▶ [TASK PROMPT]:
Give every line again exactly as it appears, please, but not the pictures.

▶ [INFORMATION PROVIDED]:
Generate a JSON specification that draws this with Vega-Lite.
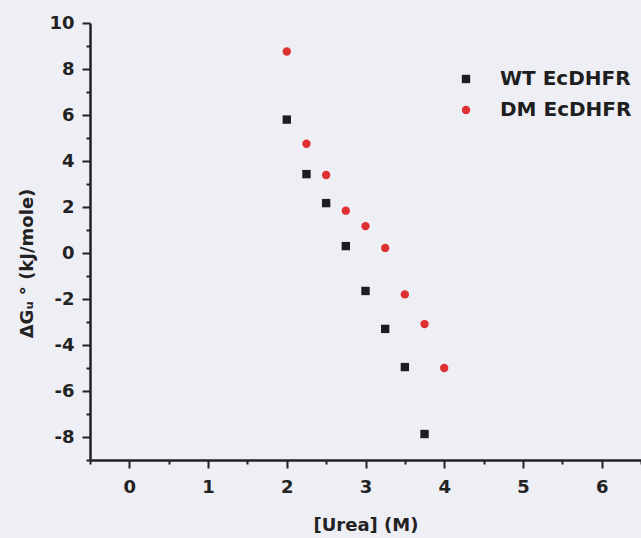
{
  "$schema": "https://vega.github.io/schema/vega-lite/v6.json",
  "autosize": "none",
  "width": 551,
  "height": 437,
  "padding": {"left": 90, "top": 23, "right": 0, "bottom": 78},
  "background": "#eeeef5",
  "config": {
    "view": {"stroke": null},
    "font": "DejaVu Sans",
    "axis": {
      "domainColor": "#222222",
      "domainWidth": 2.5,
      "tickColor": "#222222",
      "tickWidth": 2,
      "grid": false,
      "labelFont": "DejaVu Sans",
      "labelFontWeight": "bold",
      "labelFontSize": 18,
      "labelColor": "#222222",
      "titleFont": "DejaVu Sans",
      "titleFontWeight": "bold",
      "titleFontSize": 18,
      "titleColor": "#222222"
    }
  },
  "data": {
    "values": [
      {"urea": 2.0, "dG": 5.8, "protein": "WT EcDHFR"},
      {"urea": 2.25, "dG": 3.43, "protein": "WT EcDHFR"},
      {"urea": 2.5, "dG": 2.17, "protein": "WT EcDHFR"},
      {"urea": 2.75, "dG": 0.3, "protein": "WT EcDHFR"},
      {"urea": 3.0, "dG": -1.65, "protein": "WT EcDHFR"},
      {"urea": 3.25, "dG": -3.3, "protein": "WT EcDHFR"},
      {"urea": 3.5, "dG": -4.96, "protein": "WT EcDHFR"},
      {"urea": 3.75, "dG": -7.87, "protein": "WT EcDHFR"},
      {"urea": 2.0, "dG": 8.76, "protein": "DM EcDHFR"},
      {"urea": 2.25, "dG": 4.75, "protein": "DM EcDHFR"},
      {"urea": 2.5, "dG": 3.39, "protein": "DM EcDHFR"},
      {"urea": 2.75, "dG": 1.84, "protein": "DM EcDHFR"},
      {"urea": 3.0, "dG": 1.17, "protein": "DM EcDHFR"},
      {"urea": 3.25, "dG": 0.22, "protein": "DM EcDHFR"},
      {"urea": 3.5, "dG": -1.8, "protein": "DM EcDHFR"},
      {"urea": 3.75, "dG": -3.09, "protein": "DM EcDHFR"},
      {"urea": 4.0, "dG": -5.0, "protein": "DM EcDHFR"}
    ]
  },
  "mark": {"type": "point", "filled": true, "opacity": 1, "size": 70},
  "encoding": {
    "x": {
      "field": "urea",
      "type": "quantitative",
      "scale": {"domain": [-0.5, 6.5], "nice": false, "zero": false},
      "axis": {
        "title": "[Urea] (M)",
        "values": [-0.5, 0, 0.5, 1, 1.5, 2, 2.5, 3, 3.5, 4, 4.5, 5, 5.5, 6, 6.5],
        "labelExpr": "datum.value % 1 === 0 ? toString(datum.value) : ''",
        "tickSize": {"condition": {"test": "datum.value % 1 !== 0", "value": 4}, "value": 8},
        "labelPadding": 10,
        "titlePadding": 20
      }
    },
    "y": {
      "field": "dG",
      "type": "quantitative",
      "scale": {"domain": [-9, 10], "nice": false, "zero": false},
      "axis": {
        "title": "ΔGᵤ ° (kJ/mole)",
        "values": [-9, -8, -7, -6, -5, -4, -3, -2, -1, 0, 1, 2, 3, 4, 5, 6, 7, 8, 9, 10],
        "labelExpr": "datum.value % 2 === 0 ? toString(datum.value) : ''",
        "tickSize": {"condition": {"test": "datum.value % 2 !== 0", "value": 4}, "value": 8},
        "labelPadding": 8,
        "titleX": -63,
        "titleY": 240,
        "titleAngle": -90,
        "titleAlign": "center",
        "titleBaseline": "middle"
      }
    },
    "shape": {
      "field": "protein",
      "type": "nominal",
      "scale": {"domain": ["WT EcDHFR", "DM EcDHFR"], "range": ["square", "circle"]}
    },
    "color": {
      "field": "protein",
      "type": "nominal",
      "scale": {"domain": ["WT EcDHFR", "DM EcDHFR"], "range": ["#1c1c22", "#de3030"]},
      "legend": {
        "title": null,
        "orient": "none",
        "legendX": 366,
        "legendY": 46,
        "padding": 0,
        "labelFont": "DejaVu Sans",
        "labelFontWeight": "bold",
        "labelFontSize": 20,
        "labelColor": "#1e1e1e",
        "labelOffset": 24,
        "symbolSize": 70,
        "rowPadding": 11,
        "symbolStrokeWidth": 0
      }
    }
  }
}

▶ [WRITTEN REPLY]:
Generate a JSON specification that draws this with Vega-Lite.
{
  "$schema": "https://vega.github.io/schema/vega-lite/v6.json",
  "autosize": "none",
  "width": 551,
  "height": 437,
  "padding": {"left": 90, "top": 23, "right": 0, "bottom": 78},
  "background": "#eeeef5",
  "config": {
    "view": {"stroke": null},
    "font": "DejaVu Sans",
    "axis": {
      "domainColor": "#222222",
      "domainWidth": 2.5,
      "tickColor": "#222222",
      "tickWidth": 2,
      "grid": false,
      "labelFont": "DejaVu Sans",
      "labelFontWeight": "bold",
      "labelFontSize": 18,
      "labelColor": "#222222",
      "titleFont": "DejaVu Sans",
      "titleFontWeight": "bold",
      "titleFontSize": 18,
      "titleColor": "#222222"
    }
  },
  "data": {
    "values": [
      {"urea": 2.0, "dG": 5.8, "protein": "WT EcDHFR"},
      {"urea": 2.25, "dG": 3.43, "protein": "WT EcDHFR"},
      {"urea": 2.5, "dG": 2.17, "protein": "WT EcDHFR"},
      {"urea": 2.75, "dG": 0.3, "protein": "WT EcDHFR"},
      {"urea": 3.0, "dG": -1.65, "protein": "WT EcDHFR"},
      {"urea": 3.25, "dG": -3.3, "protein": "WT EcDHFR"},
      {"urea": 3.5, "dG": -4.96, "protein": "WT EcDHFR"},
      {"urea": 3.75, "dG": -7.87, "protein": "WT EcDHFR"},
      {"urea": 2.0, "dG": 8.76, "protein": "DM EcDHFR"},
      {"urea": 2.25, "dG": 4.75, "protein": "DM EcDHFR"},
      {"urea": 2.5, "dG": 3.39, "protein": "DM EcDHFR"},
      {"urea": 2.75, "dG": 1.84, "protein": "DM EcDHFR"},
      {"urea": 3.0, "dG": 1.17, "protein": "DM EcDHFR"},
      {"urea": 3.25, "dG": 0.22, "protein": "DM EcDHFR"},
      {"urea": 3.5, "dG": -1.8, "protein": "DM EcDHFR"},
      {"urea": 3.75, "dG": -3.09, "protein": "DM EcDHFR"},
      {"urea": 4.0, "dG": -5.0, "protein": "DM EcDHFR"}
    ]
  },
  "mark": {"type": "point", "filled": true, "opacity": 1, "size": 70},
  "encoding": {
    "x": {
      "field": "urea",
      "type": "quantitative",
      "scale": {"domain": [-0.5, 6.5], "nice": false, "zero": false},
      "axis": {
        "title": "[Urea] (M)",
        "values": [-0.5, 0, 0.5, 1, 1.5, 2, 2.5, 3, 3.5, 4, 4.5, 5, 5.5, 6, 6.5],
        "labelExpr": "datum.value % 1 === 0 ? toString(datum.value) : ''",
        "tickSize": {"condition": {"test": "datum.value % 1 !== 0", "value": 4}, "value": 8},
        "labelPadding": 10,
        "titlePadding": 20
      }
    },
    "y": {
      "field": "dG",
      "type": "quantitative",
      "scale": {"domain": [-9, 10], "nice": false, "zero": false},
      "axis": {
        "title": "ΔGᵤ ° (kJ/mole)",
        "values": [-9, -8, -7, -6, -5, -4, -3, -2, -1, 0, 1, 2, 3, 4, 5, 6, 7, 8, 9, 10],
        "labelExpr": "datum.value % 2 === 0 ? toString(datum.value) : ''",
        "tickSize": {"condition": {"test": "datum.value % 2 !== 0", "value": 4}, "value": 8},
        "labelPadding": 8,
        "titleX": -63,
        "titleY": 240,
        "titleAngle": -90,
        "titleAlign": "center",
        "titleBaseline": "middle"
      }
    },
    "shape": {
      "field": "protein",
      "type": "nominal",
      "scale": {"domain": ["WT EcDHFR", "DM EcDHFR"], "range": ["square", "circle"]}
    },
    "color": {
      "field": "protein",
      "type": "nominal",
      "scale": {"domain": ["WT EcDHFR", "DM EcDHFR"], "range": ["#1c1c22", "#de3030"]},
      "legend": {
        "title": null,
        "orient": "none",
        "legendX": 366,
        "legendY": 46,
        "padding": 0,
        "labelFont": "DejaVu Sans",
        "labelFontWeight": "bold",
        "labelFontSize": 20,
        "labelColor": "#1e1e1e",
        "labelOffset": 24,
        "symbolSize": 70,
        "rowPadding": 11,
        "symbolStrokeWidth": 0
      }
    }
  }
}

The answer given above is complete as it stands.